Tamsyn Gordon, a single woman in her late 20s, celebrated the Shabbos together with ten friends. She related that only 20 percent of her classmates from the Herzlia School in Cape Town are currently dating Jews. Yet after the Shabbos, she felt “100 percent sure” she could only marry another Jew — someone who could share Shabbos with her.
Could it be Replicated
The South African community is, in many respects, unique. There is a remarkable degree of homogeneity. Almost the entire community is descended from Lithuanian immigrants who came at the end of the 19th or early 20th centuries, and the sense of being part of one community is very strong.
There is no South African analogue to the 22 percent of American Jews who say they have no religion. South African Jews are proud of their Judaism, almost all Jewish children attend nominally Orthodox schools, and the shuls of which they are members are almost all Orthodox. The statement, “I’m a traditional Orthodox Jew … I have never kept Shabbos,” would not strike any South African Jew as a contradiction.
That latter fact played a major role in the success of the Shabbos Project. There were no heterodox rabbis to obstruct and oppose, and to warn their congregants against being ensnared by the Orthodox.
Rather than grumble that the chief rabbi was engaging in religious coercion, as would have happened in most other places in the world, they treated his invitation to them as a sign of the highest respect.
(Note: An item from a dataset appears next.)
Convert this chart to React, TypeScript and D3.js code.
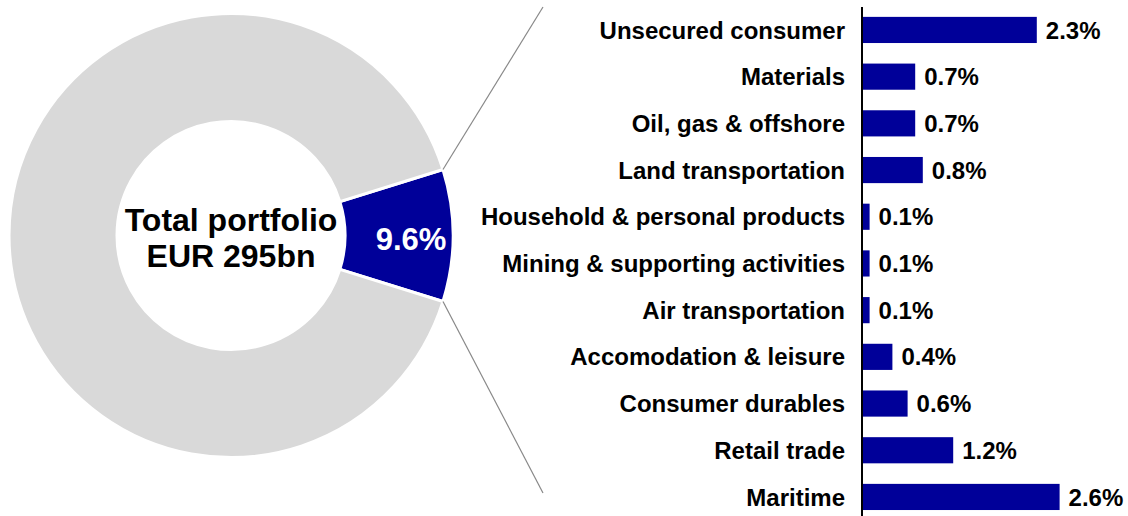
import React from "react";
import * as d3 from "d3";

const categories = [
  "Unsecured consumer",
  "Materials",
  "Oil, gas & offshore",
  "Land transportation",
  "Household & personal products",
  "Mining & supporting activities",
  "Air transportation",
  "Accomodation & leisure",
  "Consumer durables",
  "Retail trade",
  "Maritime",
];
const values = [2.3, 0.7, 0.7, 0.8, 0.1, 0.1, 0.1, 0.4, 0.6, 1.2, 2.6];

const donutLabels = ["Total portfolio", "EUR 295bn"];
const donutShares = [
  { name: "Selected", value: 9.6 },
  { name: "Other", value: 90.4 },
];

const W = 1128;
const H = 516;
const BLUE = "#000099";
const GREY = "#D9D9D9";
const FONT = "'Liberation Sans', Arial, sans-serif";

export default function App() {
  const cx = 231;
  const cy = 235.5;
  const rOuter = 222;
  const rInner = 114;

  const selAngle = (donutShares[0].value / 100) * 2 * Math.PI;
  const start = Math.PI / 2 - selAngle / 2;
  const pie = d3
    .pie<{ name: string; value: number }>()
    .value((d) => d.value)
    .sort(null)
    .startAngle(start)
    .endAngle(start + 2 * Math.PI);
  const arcs = pie(donutShares);
  const arc = d3
    .arc<d3.PieArcDatum<{ name: string; value: number }>>()
    .innerRadius(rInner)
    .outerRadius(rOuter);

  const sel = arcs[0];
  const pt = (a: number, r: number) => [cx + r * Math.sin(a), cy - r * Math.cos(a)];
  const [tx, ty] = pt(sel.startAngle, rOuter);
  const [bx, by] = pt(sel.endAngle, rOuter);
  const [lx, ly] = pt((sel.startAngle + sel.endAngle) / 2, 180);

  const axisX = 862;
  const x = d3.scaleLinear().domain([0, 3]).range([axisX, axisX + 228]);
  const y = d3
    .scaleBand<string>()
    .domain(categories)
    .range([6.6, 520.3])
    .paddingInner(0.44)
    .paddingOuter(0.22);

  return (
    <svg
      width={W}
      height={H}
      style={{ position: "absolute", left: 0, top: 0, background: "#fff" }}
      fontFamily={FONT}
    >
      <g transform={`translate(${cx},${cy})`}>
        {arcs.map((a, i) => (
          <path
            key={i}
            d={arc(a) || ""}
            fill={i === 0 ? BLUE : GREY}
            stroke="#fff"
            strokeWidth={3}
          />
        ))}
      </g>
      <line x1={tx} y1={ty} x2={543} y2={7} stroke="#888" strokeWidth={1.2} />
      <line x1={bx} y1={by} x2={543} y2={493} stroke="#888" strokeWidth={1.2} />
      <text
        x={cx}
        y={cy - 5}
        textAnchor="middle"
        fontSize={32}
        fontWeight="bold"
        fill="#000"
      >
        {donutLabels[0]}
      </text>
      <text
        x={cx}
        y={cy + 31}
        textAnchor="middle"
        fontSize={32}
        fontWeight="bold"
        fill="#000"
      >
        {donutLabels[1]}
      </text>
      <text
        x={lx}
        y={ly + 14}
        textAnchor="middle"
        fontSize={31}
        fontWeight="bold"
        fill="#fff"
      >
        {`${donutShares[0].value}%`}
      </text>

      {categories.map((c, i) => {
        const yy = y(c)!;
        const bw = y.bandwidth();
        return (
          <g key={c}>
            <rect
              x={x(0)}
              y={yy}
              width={x(values[i]) - x(0)}
              height={bw}
              fill={BLUE}
            />
            <text
              x={axisX - 17}
              y={yy + bw / 2}
              dy="0.36em"
              textAnchor="end"
              fontSize={24}
              fontWeight="bold"
              fill="#000"
            >
              {c}
            </text>
            <text
              x={x(values[i]) + 9}
              y={yy + bw / 2}
              dy="0.36em"
              textAnchor="start"
              fontSize={24}
              fontWeight="bold"
              fill="#000"
            >
              {`${values[i].toFixed(1)}%`}
            </text>
          </g>
        );
      })}
      <line x1={axisX} y1={7} x2={axisX} y2={H} stroke="#000" strokeWidth={2} />
    </svg>
  );
}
As Mrs. Landau put it, “I thank the chief rabbi for his confidence in the more secular South African Jewish community that you don’t have to be frum-from-birth to share in the magic of Shabbos — you just have to put in a bit of effort and make it happen.”
All these factors suggest that it will be difficult to replicate the magnitude of the Shabbos Project elsewhere. But what the Shabbos Project demonstrated more than anything was the ongoing power of Shabbos to profoundly touch Jewish lives. And that makes it obligatory that Jewish communities around the globe make similar efforts to connect Jews with one another, with their children, with their deeper selves, — and with Hashem.